In the middle: I think of my family. We are modestly middle class. My husband and I each the first in our families to attend college. We weren't rich, but we had homes, food, and supportive families our whole lives. Our children have an acre of green lawn, gardens, a trampoline, and a safe neighborhood they call home. Neither of my kids has ever worried if the next meal will be today, tomorrow or maybe not at all. Our fridge is full of organic milk, vegetables, fruit. Our pantry is stocked. Their minds are free to play, learn, and grow. They will in all likelihood not end up in poverty. They have a fighting chance of being happy, content. One of them could create great wealth for him or her self. Their future is about possibility.
The Takers: I spent a few hours the other morning in the Allison Hill neighborhood of Harrisburg, Pennsylvania. I knew things were bad, but I was genuinely shocked. Building after building boarded up. Homeless walking the streets with their belongings slung over a shoulder in a trash bag. I saw very little green...it was littered, grungy, and depressing. The colors that people wore were drab, their walk slouched, their eyes tired. I felt decay around me. I thought about the children: looking out their little broken windows in the morning. What do they see; what is their life like? Their only warm meal may come from the soup kitchen. Their families are 50% unemployed, and those who work barely make enough to survive. Their brains are not being fed with good nourishment, good food, and safety. People are murdered on the streets of this neighborhood. They may have lost a brother, cousin, uncle... Their minds are not free to play, learn and grow...they are in survival mode. Some of them will, through a level of resiliency, move beyond their circumstance. Someone may come into their lives and give them opportunity. But how many of them will continue the pattern of poverty? How many of them, when given the chance to be educated, fed, safe and secure wouldn't grab it?

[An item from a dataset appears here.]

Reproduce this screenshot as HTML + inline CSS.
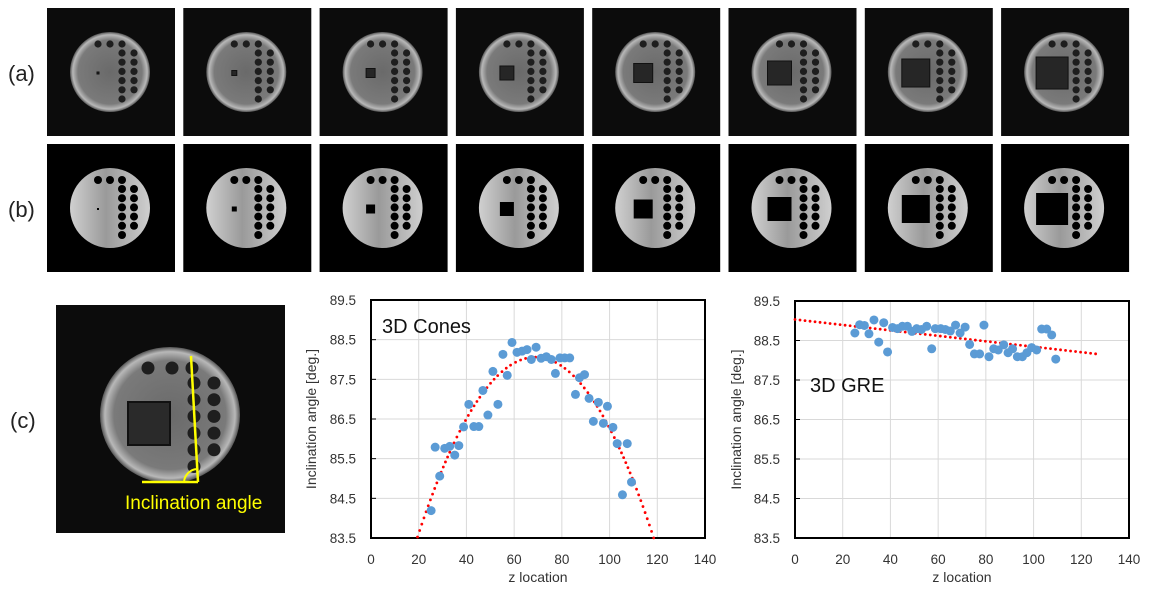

As I drove away from Allison Hill and toward the capital, the people on the streets started carrying briefcases and designer purses. The restaurants were filled with patrons who never miss a meal...and probably not a snack or two throughout the day. I don't begrudge them their circumstance. I just wonder, how many of them, if born into poverty would have been able to pull themselves out of it?? How many would have survived the hunger, the poor education, the violence? Are these people so much more driven and capable than those who work hard just to survive. Are the people on one side lazy and the other ambitious?
I've only just begun to ponder these tough questions. I don't have the answers. I don't really have solutions. But I do know that the two political parties in this great nation view those on Allison Hill very differently.

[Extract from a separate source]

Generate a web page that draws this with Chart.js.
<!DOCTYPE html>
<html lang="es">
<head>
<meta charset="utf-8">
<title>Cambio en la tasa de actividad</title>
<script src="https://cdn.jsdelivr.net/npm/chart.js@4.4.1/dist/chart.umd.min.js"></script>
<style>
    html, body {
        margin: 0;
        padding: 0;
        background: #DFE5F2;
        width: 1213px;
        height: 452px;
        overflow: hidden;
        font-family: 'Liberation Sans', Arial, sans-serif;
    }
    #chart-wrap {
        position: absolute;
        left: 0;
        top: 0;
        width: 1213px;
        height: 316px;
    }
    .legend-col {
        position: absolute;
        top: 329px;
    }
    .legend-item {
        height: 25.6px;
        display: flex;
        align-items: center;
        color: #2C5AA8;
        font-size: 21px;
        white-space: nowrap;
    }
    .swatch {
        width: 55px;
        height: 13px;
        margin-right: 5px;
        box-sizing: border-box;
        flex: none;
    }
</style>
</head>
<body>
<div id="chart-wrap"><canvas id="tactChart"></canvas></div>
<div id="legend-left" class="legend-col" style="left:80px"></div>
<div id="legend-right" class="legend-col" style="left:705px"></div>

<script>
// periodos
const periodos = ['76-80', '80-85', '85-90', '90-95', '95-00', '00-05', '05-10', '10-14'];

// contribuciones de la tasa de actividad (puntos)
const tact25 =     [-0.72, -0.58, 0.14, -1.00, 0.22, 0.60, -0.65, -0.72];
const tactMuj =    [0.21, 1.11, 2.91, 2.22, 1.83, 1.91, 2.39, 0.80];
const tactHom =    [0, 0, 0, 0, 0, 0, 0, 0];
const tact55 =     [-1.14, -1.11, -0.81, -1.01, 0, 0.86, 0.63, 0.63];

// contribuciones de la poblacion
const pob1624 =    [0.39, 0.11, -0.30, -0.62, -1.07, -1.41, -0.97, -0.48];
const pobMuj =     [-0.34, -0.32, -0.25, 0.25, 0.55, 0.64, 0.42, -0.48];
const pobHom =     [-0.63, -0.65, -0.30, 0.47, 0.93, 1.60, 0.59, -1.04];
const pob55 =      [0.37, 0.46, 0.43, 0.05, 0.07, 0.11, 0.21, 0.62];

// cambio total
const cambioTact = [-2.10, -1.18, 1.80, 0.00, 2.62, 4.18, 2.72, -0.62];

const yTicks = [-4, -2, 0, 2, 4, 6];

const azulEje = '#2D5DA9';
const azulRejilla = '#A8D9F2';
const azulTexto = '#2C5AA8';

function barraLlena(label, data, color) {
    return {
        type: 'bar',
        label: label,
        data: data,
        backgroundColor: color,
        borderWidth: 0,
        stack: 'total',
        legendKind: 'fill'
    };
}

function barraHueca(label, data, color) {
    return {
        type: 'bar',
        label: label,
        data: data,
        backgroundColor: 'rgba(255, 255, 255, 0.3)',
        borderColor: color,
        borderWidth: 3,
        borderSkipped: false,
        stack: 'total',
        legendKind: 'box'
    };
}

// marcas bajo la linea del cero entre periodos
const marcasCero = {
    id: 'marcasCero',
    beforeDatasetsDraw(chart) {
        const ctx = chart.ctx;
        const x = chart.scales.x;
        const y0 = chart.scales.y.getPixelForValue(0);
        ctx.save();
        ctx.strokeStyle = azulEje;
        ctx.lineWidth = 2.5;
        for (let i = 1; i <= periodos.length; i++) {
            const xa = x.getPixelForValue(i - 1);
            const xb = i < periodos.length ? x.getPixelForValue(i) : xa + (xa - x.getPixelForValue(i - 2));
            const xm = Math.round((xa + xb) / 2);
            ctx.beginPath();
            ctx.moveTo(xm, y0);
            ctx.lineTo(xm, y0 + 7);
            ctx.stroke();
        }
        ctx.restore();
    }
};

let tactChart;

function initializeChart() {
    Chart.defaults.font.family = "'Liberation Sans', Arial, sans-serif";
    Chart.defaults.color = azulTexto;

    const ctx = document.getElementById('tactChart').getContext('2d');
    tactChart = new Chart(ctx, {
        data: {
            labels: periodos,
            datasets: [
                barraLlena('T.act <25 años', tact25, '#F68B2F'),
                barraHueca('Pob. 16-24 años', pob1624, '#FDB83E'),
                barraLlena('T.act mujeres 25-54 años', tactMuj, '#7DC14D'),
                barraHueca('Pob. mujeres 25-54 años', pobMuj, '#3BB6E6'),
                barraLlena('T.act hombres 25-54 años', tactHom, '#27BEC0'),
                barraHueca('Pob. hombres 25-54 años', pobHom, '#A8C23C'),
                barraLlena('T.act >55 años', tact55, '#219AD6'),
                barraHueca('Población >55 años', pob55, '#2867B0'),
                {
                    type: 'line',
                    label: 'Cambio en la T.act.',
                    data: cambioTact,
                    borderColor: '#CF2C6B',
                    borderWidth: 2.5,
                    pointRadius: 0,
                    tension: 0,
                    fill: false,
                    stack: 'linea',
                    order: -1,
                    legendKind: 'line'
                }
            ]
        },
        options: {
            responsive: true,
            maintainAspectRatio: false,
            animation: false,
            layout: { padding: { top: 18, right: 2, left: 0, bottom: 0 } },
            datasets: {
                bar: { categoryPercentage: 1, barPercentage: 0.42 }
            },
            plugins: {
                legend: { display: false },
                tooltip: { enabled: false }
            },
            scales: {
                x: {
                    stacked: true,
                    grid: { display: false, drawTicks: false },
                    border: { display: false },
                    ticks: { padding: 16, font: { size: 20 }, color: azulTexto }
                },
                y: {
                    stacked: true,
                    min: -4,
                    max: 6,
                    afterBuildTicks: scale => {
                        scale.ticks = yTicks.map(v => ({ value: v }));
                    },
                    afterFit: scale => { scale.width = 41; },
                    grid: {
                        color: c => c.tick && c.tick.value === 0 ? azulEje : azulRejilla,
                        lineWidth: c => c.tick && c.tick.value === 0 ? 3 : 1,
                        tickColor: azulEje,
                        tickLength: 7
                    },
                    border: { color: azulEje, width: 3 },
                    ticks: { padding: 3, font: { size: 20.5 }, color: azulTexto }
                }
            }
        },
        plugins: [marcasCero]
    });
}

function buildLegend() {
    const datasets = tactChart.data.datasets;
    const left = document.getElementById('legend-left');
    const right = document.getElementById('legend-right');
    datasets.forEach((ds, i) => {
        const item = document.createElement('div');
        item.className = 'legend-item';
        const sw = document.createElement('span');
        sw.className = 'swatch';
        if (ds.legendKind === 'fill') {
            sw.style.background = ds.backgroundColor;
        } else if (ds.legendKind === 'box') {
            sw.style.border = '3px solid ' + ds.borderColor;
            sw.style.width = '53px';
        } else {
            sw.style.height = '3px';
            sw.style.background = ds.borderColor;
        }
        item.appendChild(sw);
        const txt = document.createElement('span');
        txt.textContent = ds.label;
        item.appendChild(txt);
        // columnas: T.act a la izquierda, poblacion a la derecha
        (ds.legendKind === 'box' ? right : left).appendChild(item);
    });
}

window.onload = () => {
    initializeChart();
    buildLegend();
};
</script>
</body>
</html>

Merrium Webster defines entitlement as : belief that one is deserving of or entitled to certain privileges. When I think of entitled, who do I picture in my mind's eye? Do I picture a 5 year old black boy with no warm winter coat standing in line at the soup kitchen. The kid who didn't have preschool, and may not have kindergarten. Is he the embodiment of entitled?? Does he believe he deserves certain privileges like food shelter, clothing, safety? Or do I picture the wealthy, the Romney's of the world with their car elevators, expensive educations, and race horses? Do they feel entitled to certain privleges like food, shelter, clothing, safety? The answer to this question defines the outcome of this election. The answer to this question determines the society we are all a part of. I know entitled when I see it. I know I didn't see entitlement the other day in Allison Hill. I didn't see it on the faces of the destitute, the faces of the children, the faces of the homeless.
4:37 PM PT: I think some may be confused by my title...I was using these terms in a facetious manner...not literally. Perhaps more to my real point, I should have used the haves and the have nots....but that doesn't quite fit either. There is such a stark, painful reality between the super rich and the poverty stricken. I don't necessarily think everyone with tons of money is a scourge on humanity.....but they have an "easier" path in life. Oh sure, they work hard, but it isn't the same as surviving a childhood in the ghetto. My greatest hope is that we choose to be a society that helps those who need it...whether they "deserve" it or not. Thank you to those of you who understood that.